Nouveau plan de relance budgétaire à 900 milliards

L’actualité conjoncturelle est maigre, comme toujours en cette période de festivités. Le niveau des demandes d’indemnités de chômage, proche de 800.000 par semaine, traduit toujours un marché du travail affaibli. L’adoption d’un nouveau plan de relance budgétaire chiffré à 900 milliards de dollars, issu d’un compromis bipartisan tardivement ratifié par Donald Trump, apportera un soutien à la croissance par le biais de nouveaux paiements directs accordés aux ménages, d’une prolongation du droit aux indemnités de chômage et de diverses autres mesures. La principale raison de l’optimisme réside toutefois dans l’espoir que les campagnes de vaccination permettront de surmonter en 2021 la crise sanitaire qui continue à sévir en Europe et aux USA, sans épargner le Japon, la Corée du Sud et de nombreux pays émergents.

En Europe, les emprunts souverains présentent des rendements stables, toujours déprimés, alors que la crise sanitaire incite les gouvernements à maintenir de nombreuses contraintes.

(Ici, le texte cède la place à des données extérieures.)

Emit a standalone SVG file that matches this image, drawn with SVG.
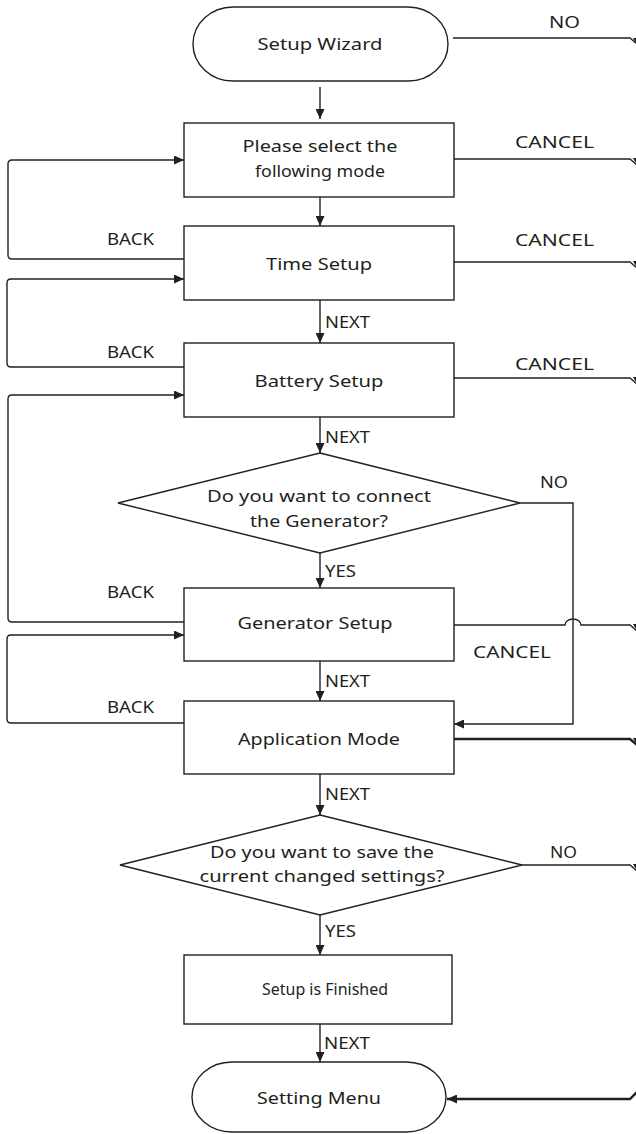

Le rendement du «Bund» allemand à dix ans s’établit juste au-dessus de -0,6%. La confiance à l’égard de la dette italienne est assez élevée, comme en témoigne un «spread» vis-à-vis des emprunts germaniques qui se maintient en-dessous de 1,1% (écart à 10 ans).

Plusieurs enquêtes font état d’une amélioration sensible du climat des affaires. A 55,2 en décembre, le Markit PMI consacré au secteur manufacturier est au plus haut depuis mai 2018. La situation est toutefois moins réjouissante du côté des services, davantage affectés par les contraintes sanitaires. Le redressement de la confiance des consommateurs mis en lumière par l’indicateur préliminaire de la Commission Européenne (-13,9 en décembre après -16,8 en novembre) constitue un symptôme réjouissant qui pourrait toutefois être remis en question par les développements sanitaires récents qui sont loin d’être enthousiasmants.

Les négociations commerciales entre l’UE et le Royaume-Uni ont enfin abouti. Les échanges commerciaux ont toutefois été temporairement entravés par l’émergence d’un «variant» du coronavirus qui soulève de nouvelles craintes que les investisseurs ont choisi d’ignorer en attendant de mieux cerner l’impact des campagnes de vaccinations qui peinent à décoller dans la plupart des pays occidentaux. Malgré le flot de critiques qui s’abat sur les autorités, les économistes et les investisseurs n’ont jamais escompté une résolution de la crise sanitaire avant le printemps prochain. Dans cette logique, l’euphorie qui caractérise actuellement les marchés financiers pourrait se prolonger. L’emballement spéculatif observé sur certains segments tels que les crypto-monnaies ou certaines valeurs technologiques plaident néanmoins pour des prises de profits et un recentrage vers des valeurs défensives. Sur le marché du crédit, les primes de risques ont poursuivi leur déclin pour atteindre des niveaux encore «décents» (1% en moyenne dans l’univers IG, 4% sur le segment HY), mais à peine suffisants pour se prémunir contre des mauvaises surprises.